Al di là dei parallelismi a tematica ambientalista, la messinscena risulta gradevole, e funziona anche perché mette a nudo la tragica crudeltà di un mondo dove sopraffazione e prevaricazione sbranano innocenza e ingenuità, con conseguenze che non escludono alcun personaggio: gli abiti tradizionali sono prima rossi, il colore del sole e della passione, poi bianchi, la tinta del lutto nella cultura giapponese; e di bianco si veste alla fine anche Kate, la moglie americana di Pinkerton, per far sentire la sua vicinanza a Butterfly, mentre Pinkerton assiste, da una parte, al suicidio della sua sposa bambina, con la consapevolezza atterrita del colpevole.

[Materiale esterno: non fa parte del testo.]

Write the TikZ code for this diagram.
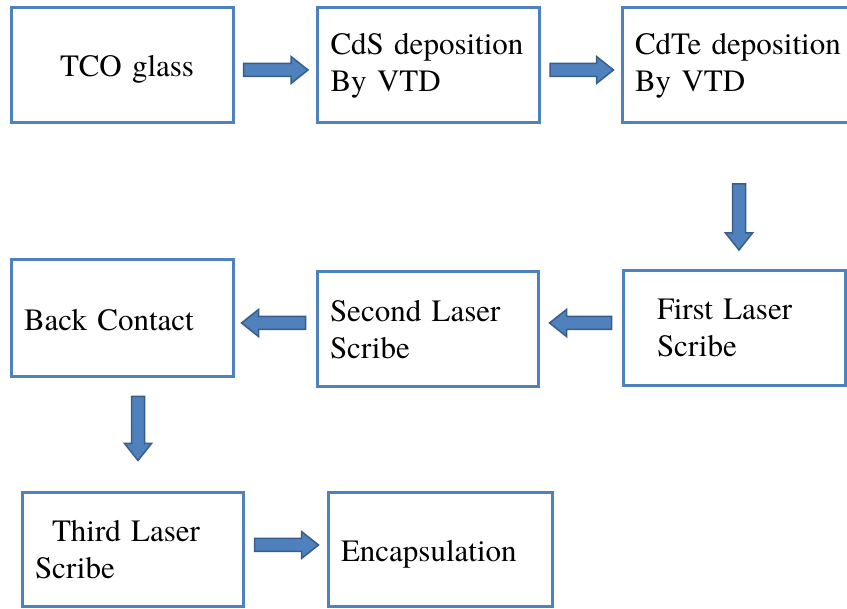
\documentclass[tikz,border=0pt]{standalone}
\usepackage{fontspec}
\setmainfont{texgyretermes}[Extension=.otf, UprightFont=*-regular, BoldFont=*-bold, WordSpace=0.8]
\usepackage{xcolor}
\usepackage{tikz}
\usetikzlibrary{calc}

\definecolor{boxline}{RGB}{79,129,189}
\definecolor{arrfill}{RGB}{79,129,189}
\definecolor{arrline}{RGB}{56,93,138}

\begin{document}
\begin{tikzpicture}[
  x=1pt, y=-1pt,
  every node/.style={font=\fontsize{31}{37}\selectfont},
  stage/.style={rectangle, draw=boxline, line width=3pt, minimum width=222pt, minimum height=115pt,
    inner xsep=13pt, text width=196pt, align=left},
  arr/.style={draw=arrline, fill=arrfill, line width=1.5pt, line join=miter,
    to path={
      ($(\tikztotarget)!17pt!(\tikztostart)$) coordinate (bb)
      ($(\tikztostart)!6.5pt!90:(\tikztotarget)$)
      -- ($(bb)!6.5pt!-90:(\tikztostart)$)
      -- ($(bb)!13.5pt!-90:(\tikztostart)$)
      -- (\tikztotarget)
      -- ($(bb)!13.5pt!90:(\tikztostart)$)
      -- ($(bb)!6.5pt!90:(\tikztostart)$)
      -- ($(\tikztostart)!6.5pt!-90:(\tikztotarget)$) -- cycle}},
]
\useasboundingbox (0,0) rectangle (847,609);
\clip (0,0) rectangle (847,609);

\node[stage] (tco) at (122,65.5) {\rule{0pt}{29pt}\hspace*{36pt}TCO glass};
\node[stage] (cds) at (428.5,65.5) {CdS deposition\\By VTD};
\node[stage, minimum width=240pt, text width=214pt] (cdte) at (742,65.5) {CdTe deposition\\By VTD};

\node[stage, minimum height=117pt] (back) at (122,318.5) {\rule{0pt}{25pt}Back Contact};
\node[stage, minimum width=221pt, text width=195pt] (second) at (427.5,329.5) {Second Laser\\Scribe};
\node[stage] (first) at (734,328) {\hspace*{21pt}First Laser\\\hspace*{21pt}Scribe};

\node[stage, minimum width=221pt, text width=195pt, minimum height=114pt] (third) at (132.5,550) {\hspace*{17pt}Third Laser\\Scribe};
\node[stage, minimum width=224pt, text width=198pt, minimum height=114pt] (encap) at (440,550) {\rule{0pt}{29pt}Encapsulation};

\draw[arr] ($(tco.east)+(9,4.5)$) to ($(cds.west)+(-8,4.5)$);
\draw[arr] ($(cds.east)+(9,4.5)$) to ($(cdte.west)+(-7,4.5)$);
\draw[arr] ($(first.north)+(5,-85)$) to ($(first.north)+(5,-19)$);
\draw[arr] ($(first.west)+(-10,-5)$) to ($(second.east)+(10,-6.5)$);
\draw[arr] ($(second.west)+(-10,-6.5)$) to ($(back.east)+(7,4.5)$);
\draw[arr] ($(back.south)+(16,18)$) to ($(third.north)+(5.5,-31)$);
\draw[arr] ($(third.east)+(10,-5)$) to ($(encap.west)+(-8,-5)$);

\end{tikzpicture}
\end{document}
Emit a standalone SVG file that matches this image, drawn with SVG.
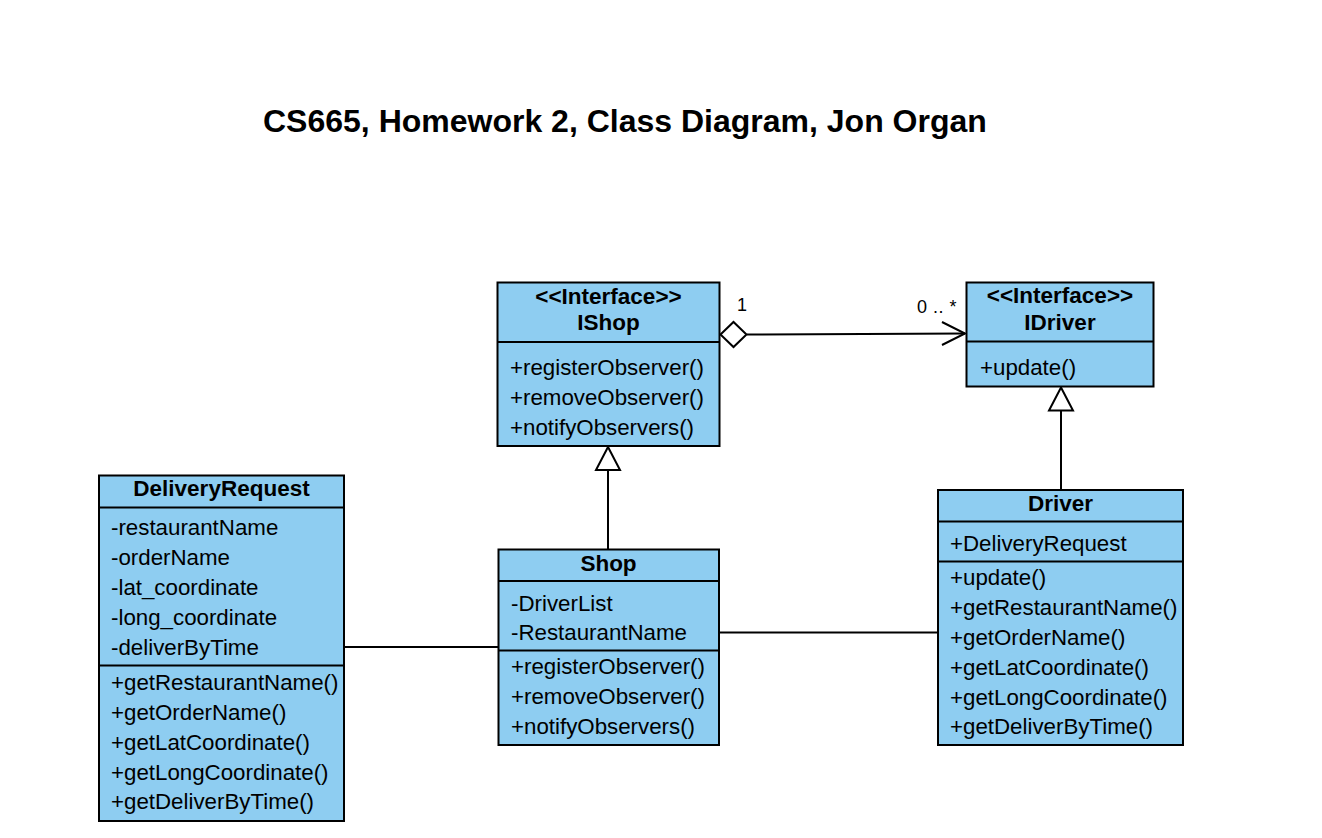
<svg xmlns="http://www.w3.org/2000/svg" width="1322" height="838" viewBox="0 0 1322 838">
<style>
.box{fill:#8ECDF1;stroke:#000;stroke-width:2}
.ln{stroke:#000;stroke-width:2;fill:none}
.t{font-family:"Liberation Sans",Arial,Helvetica,sans-serif;font-size:22.3px;fill:#000}
.h{font-family:"Liberation Sans",Arial,Helvetica,sans-serif;font-size:22.5px;font-weight:bold;fill:#000;text-anchor:middle}
.lbl{font-family:"Liberation Sans",Arial,Helvetica,sans-serif;font-size:18px;fill:#000}
.title{font-family:"Liberation Sans",Arial,Helvetica,sans-serif;font-size:32px;font-weight:bold;fill:#000}
</style>
<rect width="1322" height="838" fill="#fff"/>
<text class="title" x="263" y="132">CS665, Homework 2, Class Diagram, Jon Organ</text>

<g id="connectors">
  <line class="ln" x1="344" y1="647" x2="499" y2="647"/>
  <line class="ln" x1="719" y1="632.5" x2="938" y2="632.5"/>
  <line class="ln" x1="608" y1="549" x2="608" y2="470"/>
  <polygon points="608,447 596,470 620,470" fill="#fff" stroke="#000" stroke-width="2"/>
  <line class="ln" x1="1061" y1="490" x2="1061" y2="410.5"/>
  <polygon points="1061,387.5 1049,410.5 1073,410.5" fill="#fff" stroke="#000" stroke-width="2"/>
  <line class="ln" x1="747" y1="334.5" x2="965" y2="333.5"/>
  <polygon points="720.5,334.5 733.5,322 746.5,334.5 733.5,347" fill="#fff" stroke="#000" stroke-width="2"/>
  <polyline class="ln" points="942,322 965,333.5 942,345"/>
  <text class="lbl" x="737" y="311">1</text>
  <text class="lbl" x="917" y="313" letter-spacing="0.5">0 .. *</text>
</g>

<g id="IShop">
  <rect class="box" x="497.5" y="282.5" width="222" height="163.5"/>
  <line class="ln" x1="497.5" y1="342" x2="719.5" y2="342"/>
  <text class="h" x="608.5" y="304">&lt;&lt;Interface&gt;&gt;</text>
  <text class="h" x="608.5" y="330">IShop</text>
  <text class="t" x="510" y="375">+registerObserver()</text>
  <text class="t" x="510" y="405">+removeObserver()</text>
  <text class="t" x="510" y="435">+notifyObservers()</text>
</g>

<g id="IDriver">
  <rect class="box" x="966.5" y="282.5" width="187" height="104"/>
  <line class="ln" x1="966.5" y1="341.5" x2="1153.5" y2="341.5"/>
  <text class="h" x="1060" y="303">&lt;&lt;Interface&gt;&gt;</text>
  <text class="h" x="1060" y="330">IDriver</text>
  <text class="t" x="980" y="375">+update()</text>
</g>

<g id="DeliveryRequest">
  <rect class="box" x="99" y="475.5" width="245" height="345.5"/>
  <line class="ln" x1="99" y1="507.5" x2="344" y2="507.5"/>
  <line class="ln" x1="99" y1="665.5" x2="344" y2="665.5"/>
  <text class="h" x="221.5" y="496">DeliveryRequest</text>
  <text class="t" x="111" y="535">-restaurantName</text>
  <text class="t" x="111" y="565">-orderName</text>
  <text class="t" x="111" y="595">-lat_coordinate</text>
  <text class="t" x="111" y="625">-long_coordinate</text>
  <text class="t" x="111" y="655">-deliverByTime</text>
  <text class="t" x="111" y="690">+getRestaurantName()</text>
  <text class="t" x="111" y="720">+getOrderName()</text>
  <text class="t" x="111" y="750">+getLatCoordinate()</text>
  <text class="t" x="111" y="780">+getLongCoordinate()</text>
  <text class="t" x="111" y="809">+getDeliverByTime()</text>
</g>

<g id="Shop">
  <rect class="box" x="498.5" y="549.5" width="220.5" height="195.5"/>
  <line class="ln" x1="498.5" y1="581" x2="719" y2="581"/>
  <line class="ln" x1="498.5" y1="650.5" x2="719" y2="650.5"/>
  <text class="h" x="608.5" y="571">Shop</text>
  <text class="t" x="511" y="611">-DriverList</text>
  <text class="t" x="511" y="640">-RestaurantName</text>
  <text class="t" x="511" y="674">+registerObserver()</text>
  <text class="t" x="511" y="704">+removeObserver()</text>
  <text class="t" x="511" y="734">+notifyObservers()</text>
</g>

<g id="Driver">
  <rect class="box" x="938" y="490" width="245" height="255"/>
  <line class="ln" x1="938" y1="521.5" x2="1183" y2="521.5"/>
  <line class="ln" x1="938" y1="561.5" x2="1183" y2="561.5"/>
  <text class="h" x="1060.5" y="511">Driver</text>
  <text class="t" x="950" y="551">+DeliveryRequest</text>
  <text class="t" x="950" y="585">+update()</text>
  <text class="t" x="950" y="615">+getRestaurantName()</text>
  <text class="t" x="950" y="645">+getOrderName()</text>
  <text class="t" x="950" y="675">+getLatCoordinate()</text>
  <text class="t" x="950" y="705">+getLongCoordinate()</text>
  <text class="t" x="950" y="734">+getDeliverByTime()</text>
</g>
</svg>
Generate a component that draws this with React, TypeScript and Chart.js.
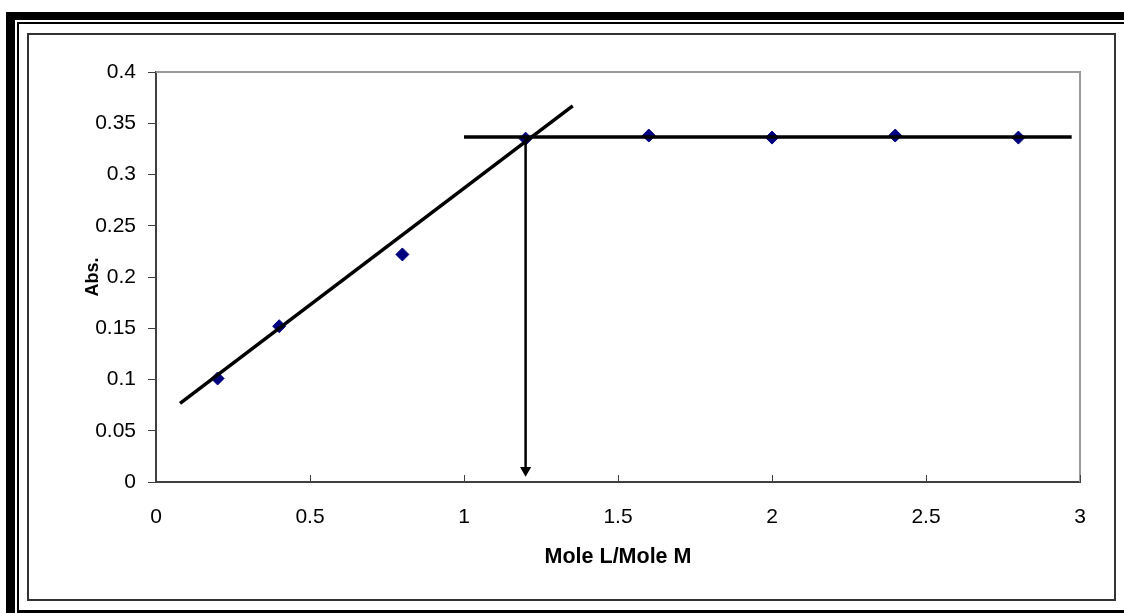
import React, { useEffect, useRef } from "react";
import { Chart, registerables } from "chart.js";

Chart.register(...registerables);

const xTickValues = [0, 0.5, 1, 1.5, 2, 2.5, 3];
const yTickValues = [0, 0.05, 0.1, 0.15, 0.2, 0.25, 0.3, 0.35, 0.4];
const moleRatio = [0.2, 0.4, 0.8, 1.2, 1.6, 2.0, 2.4, 2.8];
const absorbance = [0.101, 0.152, 0.222, 0.335, 0.338, 0.336, 0.338, 0.336];
const risingLineX = [0.078, 1.353];
const risingLineY = [0.0768, 0.367];
const plateauLineX = [1.0, 2.973];
const plateauLineY = [0.3367, 0.3367];
const arrowX = [1.2, 1.2];
const arrowY = [0.3367, 0.0115];
const xTitle = "Mole L/Mole M";
const yTitle = "Abs.";

const zip = (xs: number[], ys: number[]) => xs.map((x, i) => ({ x, y: ys[i] }));
const FONT = "'Liberation Sans', Arial, sans-serif";

const framePlugin = {
  id: "framePlugin",
  afterDraw(chart: any) {
    const { ctx, chartArea, scales } = chart;
    ctx.save();
    ctx.strokeStyle = "#9a9a9a";
    ctx.lineWidth = 2;
    ctx.beginPath();
    ctx.moveTo(chartArea.left, chartArea.top);
    ctx.lineTo(chartArea.right, chartArea.top);
    ctx.lineTo(chartArea.right, chartArea.bottom);
    ctx.stroke();
    ctx.strokeStyle = "#404040";
    ctx.lineWidth = 1;
    ctx.beginPath();
    for (const v of xTickValues) {
      const px = Math.round(scales.x.getPixelForValue(v)) + 0.5;
      ctx.moveTo(px, chartArea.bottom);
      ctx.lineTo(px, chartArea.bottom - 7);
    }
    ctx.stroke();
    ctx.restore();
  },
};

export default function App() {
  const ref = useRef<HTMLCanvasElement>(null);
  useEffect(() => {
    if (!ref.current) return;
    const chart = new Chart(ref.current, {
      type: "scatter",
      data: {
        datasets: [
          {
            data: zip(risingLineX, risingLineY),
            showLine: true,
            borderColor: "#000",
            borderWidth: 3.5,
            pointRadius: 0,
            order: 1,
          },
          {
            data: zip(plateauLineX, plateauLineY),
            showLine: true,
            borderColor: "#000",
            borderWidth: 3.5,
            pointRadius: 0,
            order: 1,
          },
          {
            data: zip(arrowX, arrowY),
            showLine: true,
            borderColor: "#000",
            borderWidth: 2.5,
            pointRadius: [0, 6.5],
            pointStyle: "triangle",
            rotation: 180,
            pointBackgroundColor: "#000",
            pointBorderColor: "#000",
            pointBorderWidth: 0,
            order: 1,
          } as any,
          {
            data: zip(moleRatio, absorbance),
            showLine: false,
            pointStyle: "rectRot",
            pointRadius: 6.5,
            pointBackgroundColor: "#000080",
            pointBorderColor: "#000080",
            pointBorderWidth: 1,
            order: 2,
          },
        ],
      },
      options: {
        animation: false,
        responsive: false,
        maintainAspectRatio: false,
        layout: { padding: { top: 37, right: 34, left: 0, bottom: 0 } },
        plugins: { legend: { display: false }, tooltip: { enabled: false } },
        scales: {
          x: {
            type: "linear",
            min: 0,
            max: 3,
            afterBuildTicks: (s: any) => {
              s.ticks = xTickValues.map((v) => ({ value: v }));
            },
            afterFit: (s: any) => {
              s.height = 117;
            },
            ticks: {
              color: "#000",
              font: { family: FONT, size: 21 },
              padding: 23,
              maxRotation: 0,
              autoSkip: false,
              callback: (v: any) => String(v),
            },
            grid: { display: true, drawOnChartArea: false, drawTicks: false },
            border: { display: true, color: "#404040", width: 2 },
            title: {
              display: true,
              text: xTitle,
              color: "#000",
              font: { family: FONT, size: 21.5, weight: "bold" },
              padding: { top: 0, bottom: 29 },
            },
          },
          y: {
            type: "linear",
            min: 0,
            max: 0.4,
            afterBuildTicks: (s: any) => {
              s.ticks = yTickValues.map((v) => ({ value: v }));
            },
            afterFit: (s: any) => {
              s.width = 127;
            },
            ticks: {
              color: "#000",
              font: { family: FONT, size: 21 },
              padding: 12,
              autoSkip: false,
              callback: (v: any) => String(v),
            },
            grid: {
              display: true,
              drawOnChartArea: false,
              drawTicks: true,
              tickLength: 8,
              color: "#404040",
              tickColor: "#404040",
            },
            border: { display: true, color: "#404040", width: 2 },
            title: {
              display: true,
              text: yTitle,
              color: "#000",
              font: { family: FONT, size: 18, weight: "bold" },
              padding: { top: 53, bottom: 0 },
            },
          },
        },
      },
      plugins: [framePlugin],
    });
    return () => chart.destroy();
  }, []);

  const abs = (l: number, t: number, w: number, h: number, extra: any = {}) => ({
    position: "absolute" as const,
    left: l,
    top: t,
    width: w,
    height: h,
    ...extra,
  });

  return (
    <div style={{ position: "fixed", left: 0, top: 0, width: 1124, height: 613, background: "#fff", overflow: "hidden" }}>
      <div style={abs(6, 12, 1118, 8, { background: "#000" })} />
      <div style={abs(6, 12, 9, 601, { background: "#000" })} />
      <div style={abs(17, 22, 1107, 2, { background: "#000" })} />
      <div style={abs(17, 22, 2, 591, { background: "#000" })} />
      <div style={abs(17, 610, 1107, 3, { background: "#000" })} />
      <div style={abs(27, 33, 1089, 568, { border: "2px solid #333", boxSizing: "border-box" })} />
      <canvas ref={ref} width={1085} height={564} style={abs(29, 35, 1085, 564, { display: "block" })} />
    </div>
  );
}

Nel cast troviamo Francesca Tiburzi, una Butterfly ben immedesimata: con sicurezza crescente passa dagli accenti delicati della timida ragazzina allo slancio appassionato della donna che, con fierezza eroica, affronta la sua tragedia. Pinkerton è il solito guappo smargiasso, qui dal fisico aitante (e non a caso canta il duetto con Butterfly a torso nudo) e la voce spavalda, ben tornita e piena di Vincenzo Costanzo, che del personaggio, più volte interpretato, cerca di cogliere ora anche i rimorsi finali. Ci sono poi la Suzuki dalla sincera espressività di Laura Verrecchia, lo Sharpless umano, nel canto e nei gesti, di Alessandro Luongo; abbastanza adeguati nei ruoli risultano tutti gli altri. Alberto Veronesi guida l'Orchestra e il Coro del Festival Puccini in una lettura di pacata discorsività, che scorre senza particolari attenzioni alle modernissime alchimie timbriche che nella partitura fremono.

Non solo Puccini

Dopo Butterfly, il Pucciniano quest'anno presenta anche la Tosca ambientata nella Roma fascista di Pier Luigi Pizzi e la Turandot che Daniele Abbado cala in una crudele ritualità senza tempo, ricorrendo al finale completato da Luciano Berio. Segnale, quest'ultimo, della vocazione al Novecento e alla contemporaneità impressa da Giorgio Battistelli alla sua programmazione artistica: il cartellone prevede nuove composizioni di Marcello Filotei, Salvatore Frega, Andrea Manzoli, Roberta Vacca ispirate dal centenario della nascita di Pasolini, ma anche Jakob Lenz di Rihm e di Satyricon di Maderna, gioielli del teatro musicale del secondo Novecento.